A similar pattern plays out for the NHPI population, even though the overcount for those aged 0-4 is even larger at the national-level. There are 19 states with an undercount for NHPI children aged 0-4, even with this overcount at the national-level.

We can break this analysis down even further, by looking at county-level patterns. Below we see that even though the aged 0-4 Asian Alone or in Combination population in the 2010 Census is overcounted at the national-level, in 67% of counties this population was actually undercounted. For the aged 0-4 NHPI Alone or in Combination population, with an even larger overcount at the national-level, there were 41% of counties where this population was actually undercounted.

In the chart below, we can see that this was even the case in some of the largest counties in the country.

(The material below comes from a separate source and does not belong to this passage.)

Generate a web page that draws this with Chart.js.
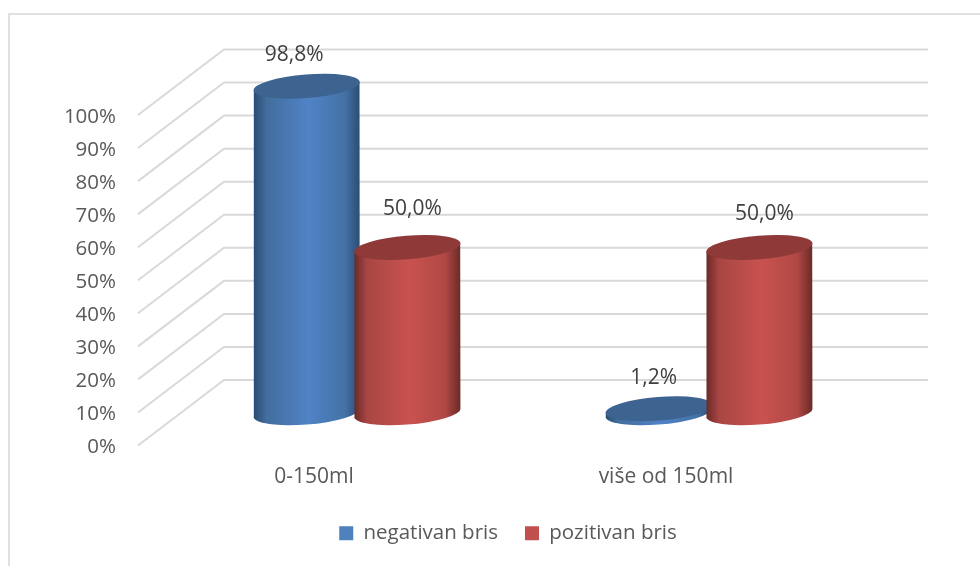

In Los Angeles County, California, the undercount of young children in the 2010 Census is estimated to be nearly 5% for the Asian Alone or in Combination population versus a slight overcount at the national level.


Our Path Forward

These findings underscore the importance of a more nuanced understanding of the undercount of young children. While we know that undercounts exist at the national-level and by some race and ethnicity groups, better understanding by race / ethnicity and geography are important to develop approaches that can effectively address these undercounts. Understanding not only who is more likely to be undercounted, but also in what types of places can lead to better targeted and innovative approaches to ensuring a better count.

As additional 2020 Census data products are released, we will be assessing whether these trends continued for Asian American and NHPI young children. At the same time, we will be pursuing the recommendations laid out in our report, including those related to researching and planning for assessing the undercount. In particular, we will urge research into how Asian Americans and NHPIs can be incorporated into DA, development of a more robust plan for the PES in 2030 (which will allow for subnational undercounts by race and ethnicity), and the creation of a larger set of potential census quality measures. In all instances, we will continue to call for meaningful engagement of interested public stakeholders, particularly those from communities historically missed in the census. Working towards accurate counts of our young children is critical to ensuring the future of our nation continues to prosper.